Winson Chen, who runs a hairdressing salon on the ground floor of the apartment building, recalled the couple's white Japanese import car.
It was parked constantly on Anzac Ave and ticketed frequently by parking wardens, he said.
"They didn't care. They just threw the tickets away," Mr Chen said.
"But they seemed nice. The woman was blonde with blue eyes and had a wart on the end of her nose."
Jericho Huingo, who lives in the apartment next door to the room the couple had been renting, said he had only met them once, but he recalled how they used to talk loudly in a foreign language on the deck late at night.
"They asked me what nationality I was and I told them I was Maori.
"They told me that they were Russian."
He had no idea the couple were suspects at the centre of the ATM skimming story.
The BNZ has since blocked nearly 8000 cards to limit the damage from the ATM skimming saga.
Nearly $50,000 has been withdrawn from New Zealand accounts in Toronto, Canada since the scam was first detected.
BNZ spokeswoman Brenda Newth said no more money had been stolen since Tuesday last week.
She also assured no customer would be out of pocket as a result of the skimming incidents.
The trail of deception
March 7: Bank of New Zealand customer reports a suspicious-looking ATM in New Lynn.
March 29: BNZ blocks 1300 cards used at its New Lynn machine between March 7 and 28. It finds a total of $55,000 has been stolen from 30 accounts.
March 30: BNZ warns that another machine at Silverdale may have been tampered with.

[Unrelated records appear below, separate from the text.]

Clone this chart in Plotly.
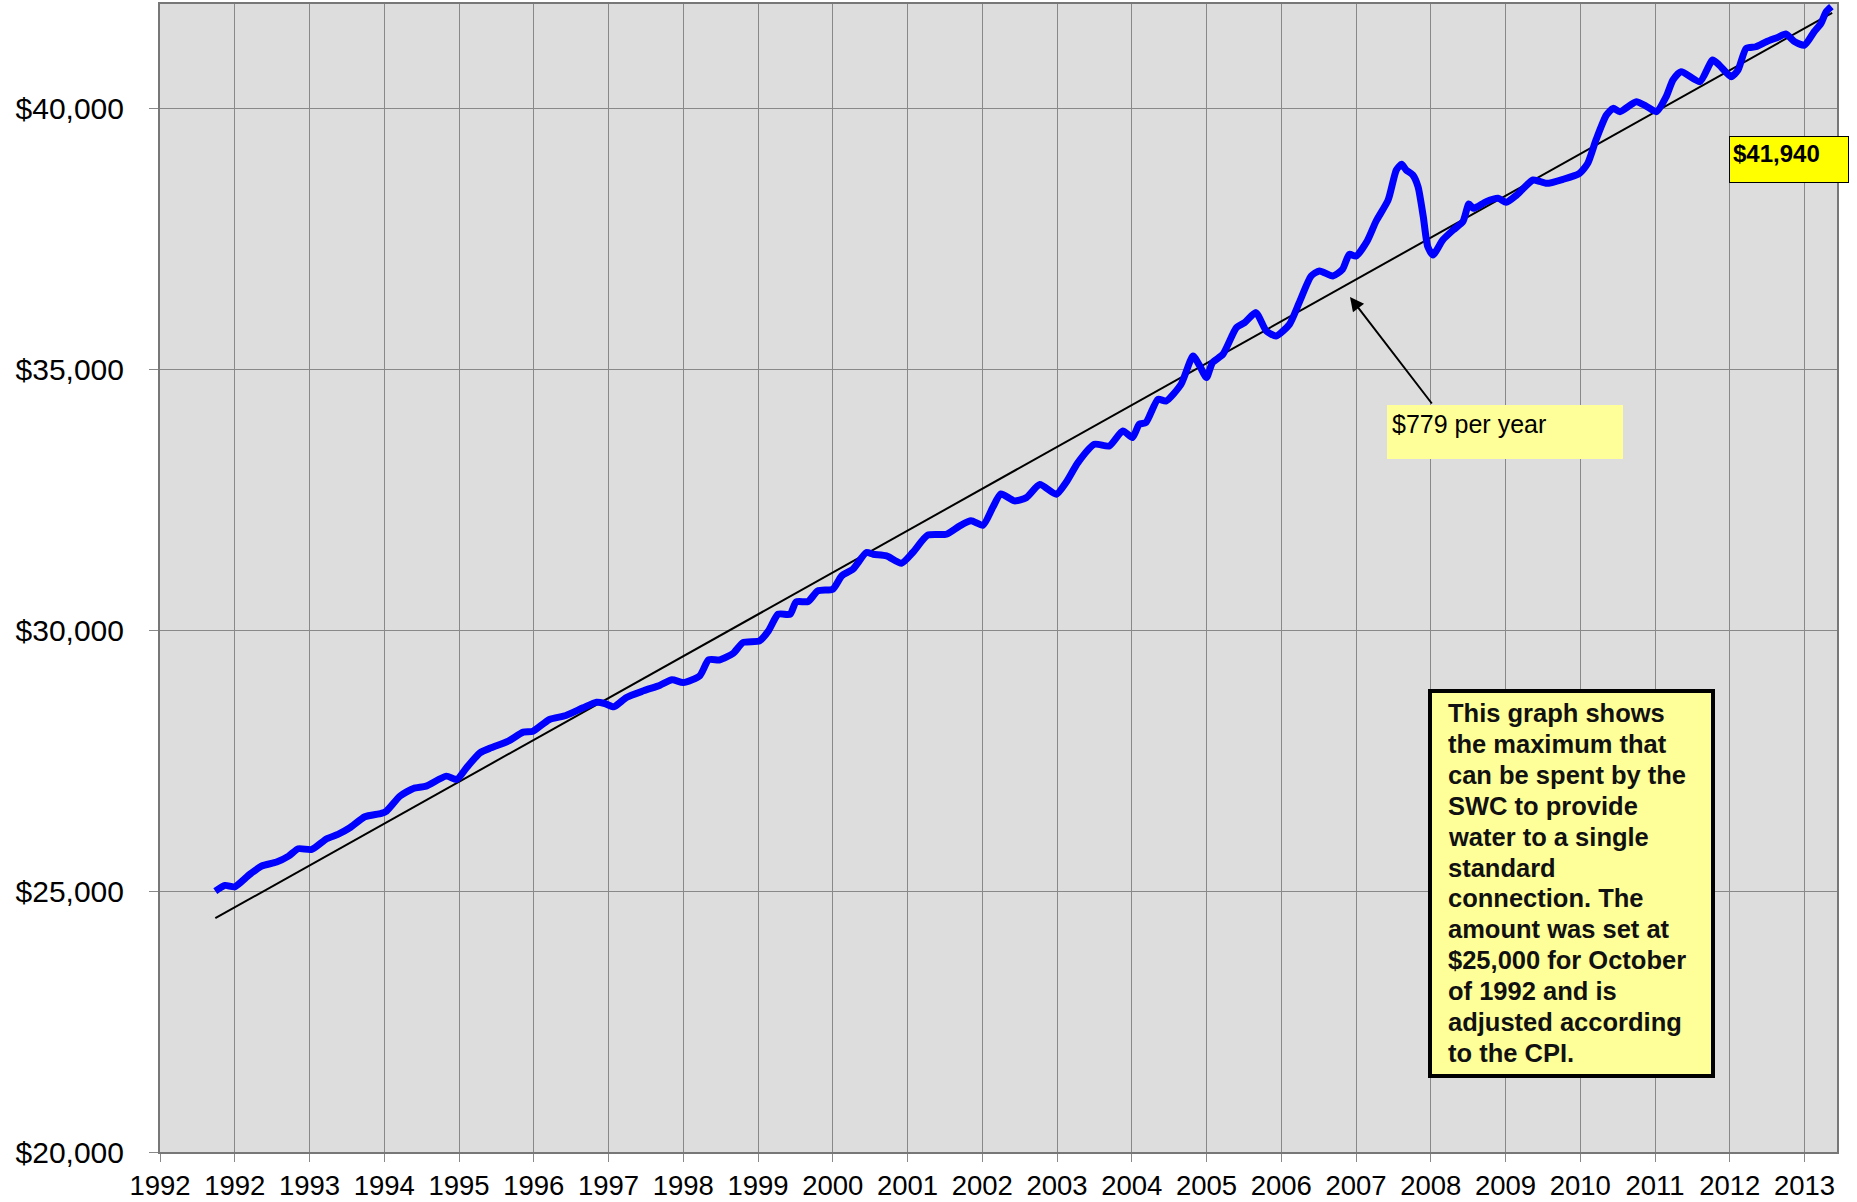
import plotly.graph_objects as go

# ---- data ----
years = [1992.74, 1992.87, 1993.00, 1993.20, 1993.36, 1993.56, 1993.72, 1993.85, 1994.03, 1994.23,
         1994.38, 1994.54, 1994.74, 1994.96, 1995.03, 1995.21, 1995.39, 1995.56, 1995.83, 1995.97,
         1996.10, 1996.28, 1996.43, 1996.66, 1996.86, 1996.99, 1997.21, 1997.43, 1997.66, 1997.84,
         1997.95, 1998.07, 1998.24, 1998.47, 1998.69, 1998.85, 1999.00, 1999.22, 1999.34, 1999.49,
         1999.67, 1999.80, 2000.02, 2000.14, 2000.27, 2000.43, 2000.51, 2000.67, 2000.80, 2001.00,
         2001.12, 2001.27, 2001.45, 2001.54, 2001.72, 2001.92, 2002.07, 2002.27, 2002.52, 2002.70,
         2002.85, 2003.01, 2003.14, 2003.25, 2003.43, 2003.59, 2003.77, 2003.99, 2004.12, 2004.28,
         2004.50, 2004.70, 2004.88, 2005.01, 2005.10, 2005.19, 2005.35, 2005.46, 2005.66, 2005.82,
         2005.91, 2006.00, 2006.08, 2006.22, 2006.40, 2006.51, 2006.66, 2006.80, 2006.93, 2007.11,
         2007.24, 2007.40, 2007.51, 2007.69, 2007.82, 2007.91, 2008.00, 2008.15, 2008.27, 2008.43,
         2008.54, 2008.61, 2008.67, 2008.76, 2008.83, 2008.90, 2008.96, 2009.03, 2009.16, 2009.30,
         2009.43, 2009.51, 2009.57, 2009.74, 2009.90, 2010.01, 2010.15, 2010.37, 2010.55, 2010.77,
         2010.99, 2011.10, 2011.21, 2011.35, 2011.44, 2011.53, 2011.75, 2011.88, 2012.02, 2012.15,
         2012.24, 2012.35, 2012.60, 2012.77, 2012.86, 2013.02, 2013.11, 2013.22, 2013.35, 2013.49,
         2013.64, 2013.75, 2013.87, 2014.00, 2014.13, 2014.22, 2014.29, 2014.36]
values = [25000, 25109, 25083, 25320, 25480, 25556, 25670, 25811, 25798, 26003,
          26086, 26213, 26424, 26488, 26533, 26820, 26967, 27012, 27203, 27139,
          27363, 27650, 27746, 27874, 28046, 28065, 28289, 28365, 28512, 28620,
          28595, 28531, 28710, 28838, 28946, 29048, 28997, 29125, 29432, 29432,
          29559, 29764, 29796, 29987, 30307, 30307, 30543, 30549, 30754, 30785,
          31041, 31169, 31488, 31456, 31424, 31284, 31488, 31820, 31839, 31999,
          32095, 32012, 32350, 32610, 32478, 32541, 32790, 32605, 32829, 33212,
          33563, 33531, 33819, 33691, 33946, 33978, 34425, 34393, 34713, 35255,
          35064, 34840, 35128, 35287, 35798, 35894, 36086, 35734, 35639, 35862,
          36277, 36788, 36884, 36788, 36916, 37203, 37171, 37459, 37842, 38244,
          38819, 38927, 38819, 38723, 38499, 37925, 37350, 37190, 37477, 37669,
          37829, 38167, 38084, 38212, 38276, 38199, 38340, 38627, 38563, 38640,
          38755, 38946, 39393, 39872, 40000, 39936, 40128, 40045, 39936, 40224,
          40543, 40702, 40511, 40926, 40830, 40607, 40734, 41149, 41181, 41277,
          41360, 41424, 41277, 41213, 41469, 41628, 41852, 41948]

trend_years = [1992.74, 2014.37]
trend_values = [24480, 41830]

tick_positions = list(range(1992, 2015))
tick_labels = ["1992"] + [str(y) for y in range(1992, 2014)]

final_label = "$41,940"
slope_label = "$779 per year"
note_lines = ["This graph shows", "the maximum that", "can be spent by the", "SWC to provide",
              "water to a single", "standard", "connection. The", "amount was set at",
              "$25,000 for October", "of 1992 and is", "adjusted according", "to the CPI."]

# ---- layout geometry (pixels) ----
W, H = 1857, 1202
L, R, T, B = 160, 1837, 4, 1152
XMIN, XMAX = 1992.0, 1992.0 + (R - L) / 74.75
YMIN, YMAX = 20000, 42000

def px_x(px):
    return (px - L) / (R - L)

def px_y(py):
    return (B - py) / (B - T)

def dx(px):
    return XMIN + (px - L) / (R - L) * (XMAX - XMIN)

def dy(py):
    return YMIN + (B - py) / (B - T) * (YMAX - YMIN)

FONT = "Liberation Sans, Arial, sans-serif"

fig = go.Figure()
fig.add_trace(go.Scatter(x=trend_years, y=trend_values, mode="lines",
                         line=dict(color="black", width=2), hoverinfo="skip"))
fig.add_trace(go.Scatter(x=years, y=values, mode="lines",
                         line=dict(color="#0000FF", width=7, shape="spline", smoothing=0.6)))

annotations = []
# arrow
annotations.append(dict(x=dx(1350), y=dy(297), xref="x", yref="y", text="",
                        showarrow=True, ax=83, ay=108, axref="pixel", ayref="pixel",
                        arrowhead=2, arrowsize=1.4, arrowwidth=2, arrowcolor="black"))
# $779 per year box
annotations.append(dict(x=px_x(1387), y=px_y(405), xref="paper", yref="paper",
                        xanchor="left", yanchor="top", text=slope_label, showarrow=False,
                        font=dict(family=FONT, size=25, color="black"),
                        bgcolor="#FFFF99", borderpad=5, borderwidth=0,
                        width=226, height=44, align="left", valign="top"))
# $41,940 box
annotations.append(dict(x=px_x(1729), y=px_y(136), xref="paper", yref="paper",
                        xanchor="left", yanchor="top", text="<b>" + final_label + "</b>",
                        showarrow=False,
                        font=dict(family=FONT, size=24, color="black"),
                        bgcolor="#FFFF00", bordercolor="black", borderwidth=1, borderpad=3,
                        width=112, height=39, align="left", valign="top"))
# note lines
for i, line in enumerate(note_lines):
    annotations.append(dict(x=px_x(1446), y=px_y(713 + 30.9 * i), xref="paper", yref="paper",
                            xanchor="left", yanchor="middle", text="<b>" + line + "</b>",
                            showarrow=False,
                            font=dict(family=FONT, size=25.5, color="#111111")))

shapes = [dict(type="rect", xref="paper", yref="paper",
               x0=px_x(1430), x1=px_x(1713), y0=px_y(691), y1=px_y(1076),
               fillcolor="#FFFF99", line=dict(color="black", width=4), layer="above")]

fig.update_layout(
    width=W, height=H,
    margin=dict(l=L, r=W - R, t=T, b=H - B, autoexpand=False),
    paper_bgcolor="white", plot_bgcolor="#DDDDDD",
    showlegend=False,
    font=dict(family=FONT, color="black"),
    annotations=annotations,
    shapes=shapes,
)
fig.update_xaxes(range=[XMIN, XMAX], tickvals=tick_positions, ticktext=tick_labels,
                 showgrid=True, gridcolor="#888888", gridwidth=1,
                 showline=True, linecolor="#777777", linewidth=2, mirror=True,
                 ticks="outside", ticklen=8, tickcolor="#888888",
                 tickfont=dict(family=FONT, size=27.5, color="black"),
                 ticklabelstandoff=0, zeroline=False, automargin=False)
fig.update_yaxes(range=[YMIN, YMAX], tickvals=[20000, 25000, 30000, 35000, 40000],
                 tickformat="$,.0f",
                 showgrid=True, gridcolor="#888888", gridwidth=1,
                 showline=True, linecolor="#777777", linewidth=2, mirror=True,
                 ticks="outside", ticklen=9, tickcolor="#888888",
                 tickfont=dict(family=FONT, size=30, color="black"),
                 ticklabelstandoff=19, zeroline=False, automargin=False)

fig.write_html("out.html", config={"displayModeBar": False},
               post_script="document.body.style.margin='0px';document.body.style.overflow='hidden';")
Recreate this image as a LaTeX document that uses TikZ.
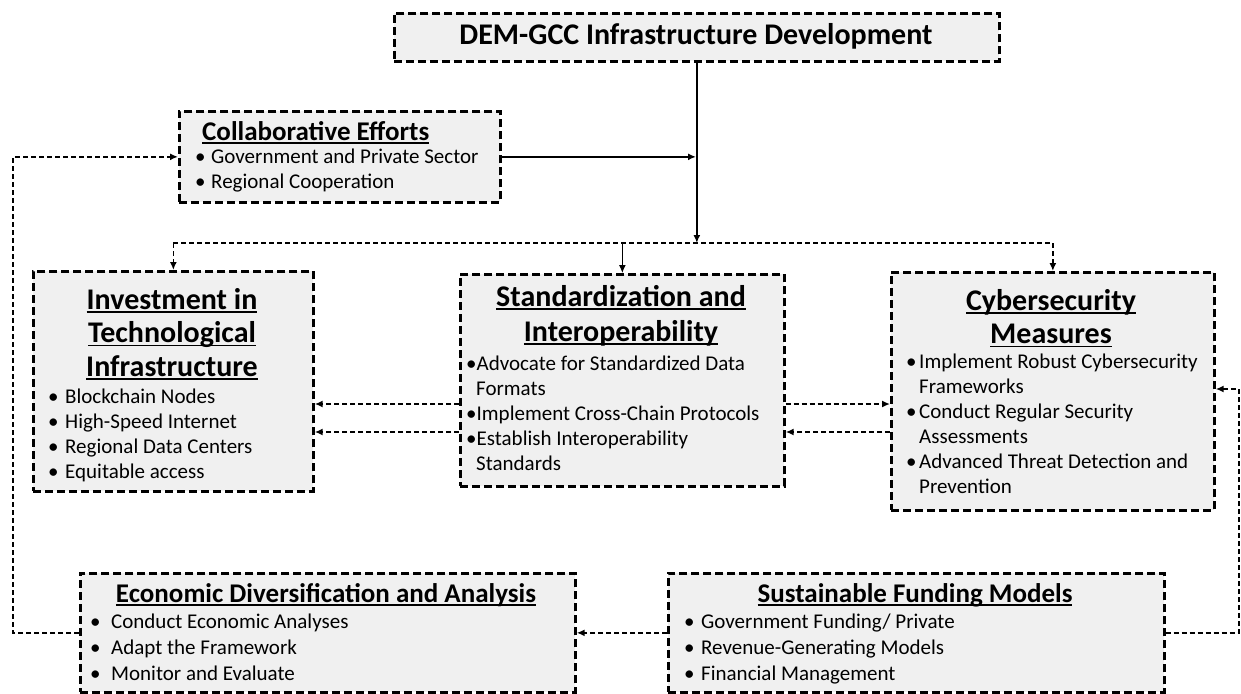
\documentclass[tikz,border=0pt]{standalone}
\usepackage{fontspec}
\setmainfont{Carlito}
\usetikzlibrary{arrows.meta}
\definecolor{boxfill}{RGB}{240,240,240}
\newcommand{\uln}[1]{\setbox0\hbox{#1}\rlap{\rule[-3.5pt]{\wd0}{1.6pt}}\box0}
\newcommand{\bfl}{\rule{0pt}{17pt}}
\newcommand{\tfl}{\rule{0pt}{24pt}}
\begin{document}
\begin{tikzpicture}[x=1pt,y=-1pt,
  box/.style={draw=black, fill=boxfill, line width=2.7pt, dash pattern=on 8pt off 4pt, inner sep=0, anchor=north west},
  blist/.style={inner sep=0, anchor=north west, align=left, font=\fontsize{21}{25}\selectfont},
  ttl/.style={inner sep=0, anchor=north, align=center, font=\bfseries\fontsize{30}{33.5}\selectfont},
  sttl/.style={inner sep=0, anchor=base, font=\bfseries\fontsize{27}{30}\selectfont},
  dconn/.style={line width=1.7pt, dash pattern=on 5pt off 3pt},
  darrow/.style={dconn, -{Latex[length=8pt,width=7pt]}},
  sarrow/.style={line width=1.6pt, -{Latex[length=8pt,width=7pt]}},
  tarrow/.style={line width=1.2pt, -{Latex[length=8pt,width=7pt]}}
]
\useasboundingbox (0,0) rectangle (1241,693);
\fill[white] (0,0) rectangle (1241,693);

% boxes
\node[box, minimum width=605pt, minimum height=48pt] (top) at (393,12) {};
\node[box, minimum width=321pt, minimum height=91pt] (coll) at (178,110) {};
\node[box, minimum width=280pt, minimum height=220pt] (inv) at (32,270) {};
\node[box, minimum width=324pt, minimum height=212pt] (std) at (459,273) {};
\node[box, minimum width=323pt, minimum height=238pt] (cyb) at (890,271) {};
\node[box, minimum width=495pt, minimum height=119pt] (eco) at (79,572) {};
\node[box, minimum width=496pt, minimum height=119pt] (sus) at (667,572) {};

% texts
\node[sttl, font=\bfseries\fontsize{30}{33}\selectfont] (topt) at (696,45) {DEM-GCC Infrastructure Development};

\node[sttl, anchor=base west] (collt) at (202,140) {\uln{Collaborative Efforts}};
\node[blist] (collb) at (195,146) {\bfl\makebox[16pt][l]{•}Government and Private Sector\\\makebox[16pt][l]{•}Regional Cooperation};

\node[ttl] (invt) at (172,285) {\tfl\uln{Investment in}\\\uln{Technological}\\\uln{Infrastructure}};
\node[blist] (invb) at (48,386) {\bfl\makebox[17pt][l]{•}Blockchain Nodes\\\makebox[17pt][l]{•}High-Speed Internet\\\makebox[17pt][l]{•}Regional Data Centers\\\makebox[17pt][l]{•}Equitable access};

\node[ttl, font=\bfseries\fontsize{30}{35}\selectfont] (stdt) at (621,282) {\tfl\uln{Standardization and}\\\uln{Interoperability}};
\node[blist] (stdb) at (466,353) {\bfl•Advocate for Standardized Data\\\hspace*{10pt}Formats\\•Implement Cross-Chain Protocols\\•Establish Interoperability\\\hspace*{10pt}Standards};

\node[ttl] (cybt) at (1051,286) {\tfl\uln{Cybersecurity}\\\uln{Measures}};
\node[blist] (cybb) at (906,351) {\bfl\makebox[13pt][l]{•}Implement Robust Cybersecurity\\\hspace*{13pt}Frameworks\\\makebox[13pt][l]{•}Conduct Regular Security\\\hspace*{13pt}Assessments\\\makebox[13pt][l]{•}Advanced Threat Detection and\\\hspace*{13pt}Prevention};

\node[sttl] (ecot) at (326,602) {\uln{Economic Diversification and Analysis}};
\node[blist, font=\fontsize{21}{26}\selectfont] (ecob) at (90,611) {\bfl\makebox[21pt][l]{•}Conduct Economic Analyses\\\makebox[21pt][l]{•}Adapt the Framework\\\makebox[21pt][l]{•}Monitor and Evaluate};

\node[sttl] (sust) at (915,602) {\uln{Sustainable Funding Models}};
\node[blist, font=\fontsize{21}{26}\selectfont] (susb) at (684,611) {\bfl\makebox[17pt][l]{•}Government Funding/ Private\\\makebox[17pt][l]{•}Revenue-Generating Models\\\makebox[17pt][l]{•}Financial Management};

% connectors
\coordinate (hub) at (696,243);
\coordinate (busL) at (inv.north |- hub);
\coordinate (busR) at (cyb.north |- hub);
\draw[sarrow] (top.south) -- (top.south |- hub);
\draw[sarrow] (coll.east) -- (coll.east -| hub);
\draw[dconn] (busL) -- (busR);
\draw[darrow] (busL) -- (inv.north);
\draw[tarrow] (std.north |- hub) -- (std.north);
\draw[darrow] (busR) -- (cyb.north);

\draw[darrow] (std.west |- 0,404) -- (inv.east |- 0,404);
\draw[darrow] (std.west |- 0,432) -- (inv.east |- 0,432);
\draw[darrow] (std.east |- 0,404) -- (cyb.west |- 0,404);
\draw[darrow] (cyb.west |- 0,432) -- (std.east |- 0,432);

\coordinate (rc) at (1239,389);
\draw[darrow] (sus.east) -- (sus.east -| rc) -- (rc) -- (cyb.east |- rc);
\draw[darrow] (sus.west) -- (eco.east);
\coordinate (lc) at (13,0);
\draw[darrow] (eco.west) -- (eco.west -| lc) -- (lc |- coll.west) -- (coll.west);
\end{tikzpicture}
\end{document}
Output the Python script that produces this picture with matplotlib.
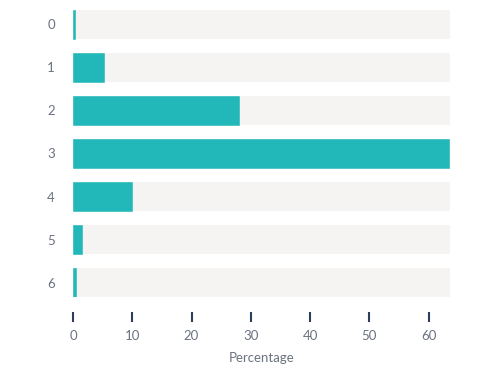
import matplotlib
matplotlib.use("Agg")
import matplotlib.pyplot as plt

categories = ["0", "1", "2", "3", "4", "5", "6"]
values = [0.3, 5.3, 28.0, 63.4, 10.0, 1.6, 0.45]
xticks = [0, 10, 20, 30, 40, 50, 60]
xlabel = "Percentage"

plt.rcParams['font.family'] = ['Lato', 'DejaVu Sans']

fig = plt.figure(figsize=(5, 3.72), dpi=100)
ax = fig.add_axes([0.146, 1 - 297 / 372, 0.9 - 0.146, (297 - 10) / 372])

pos = list(range(len(categories)))
xmax = 63.6
h = 0.674
ax.barh(pos, [xmax] * len(pos), height=h, color="#F5F4F2", zorder=1)
ax.barh(pos, values, height=h, color="#22B8BA", zorder=2, linewidth=0.4, edgecolor="#22B8BA")

ax.set_xlim(0, xmax)
ax.set_ylim(len(pos) - 1 + h / 2, -h / 2)
ax.set_yticks(pos)
ax.set_yticklabels(categories)
ax.set_xticks(xticks)
ax.set_xticklabels([str(t) for t in xticks])

for s in ax.spines.values():
    s.set_visible(False)
ax.spines['bottom'].set_position(('outward', 11))

ax.tick_params(axis='y', length=0, pad=13, labelsize=9.5, labelcolor="#6B7280")
ax.tick_params(axis='x', direction='out', length=7.5, width=1.5, color="#2C3E5A",
               pad=5.5, labelsize=9.5, labelcolor="#6B7280")
ax.set_xlabel(xlabel, fontsize=9.5, color="#6B7280", labelpad=7)

fig.savefig("out.png", dpi=100)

Another 1400 cards are suspended.
April 6: Security devices are attached to all 450 BNZ ATMs to stop skimming.
April 7: Police release footage of man who bought 55 phone cards in Auckland on March 26.
April 10: BNZ announces nearly $50,000 withdrawn in Canada from 60 cards skimmed at Pakuranga ATM.
April 11: Police raid Century-on-Anzac apartment. The suspects have already fled.
April 13: BNZ blocks overseas use of a further 4800 cards used between February 10-28.